Let G be a finite group and let H_1,H_2, \ldots H_n be subgroups of G such that:
(a) G=H_1H_2 \ldots H_n but G \neq H_1H_2 \ldots H_{i-1}H_{i+1} \ldots H_n for all i
(b) The H_i have parewise trivial intersections.
(c) The orders of the H_i are prime numbers.
Show that |G| = |H_1||H_2| \ldots |H_n|.

I have tried induction. So, H_1\ldots H_{n+1} = HH_{n+1}, where H = H_1\ldots H_n. Now, if I could prove that H is a subgroup of G, it is trivial that H, H1, ..., Hn satisfy (a), (b), (c).

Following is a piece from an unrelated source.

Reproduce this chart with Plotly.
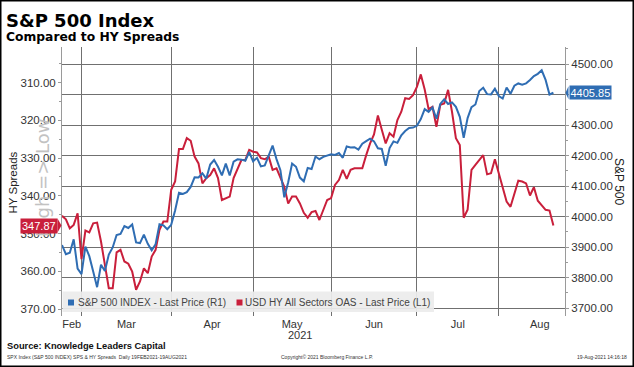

Therefore, |H| = |H_1|\ldots |H_n|. Furthermore,
using |K_1K_2| = |K_1||K_2| / |K_1\cap  K_2|, if I could prove that H \cap H_{n+1} = (e), (but this I think I could prove it using the fact that H is a subgroup), I would have |G| = |H \ldots H_{n+1}| = |HH_{n+1}|=  |H||H_{n+1}| = |H_1|\ldots |H_n||H_{n+1}|.

But unfortunately, I cannot prove that H is a group. Any suggestion will be welcome. Thanks for reading.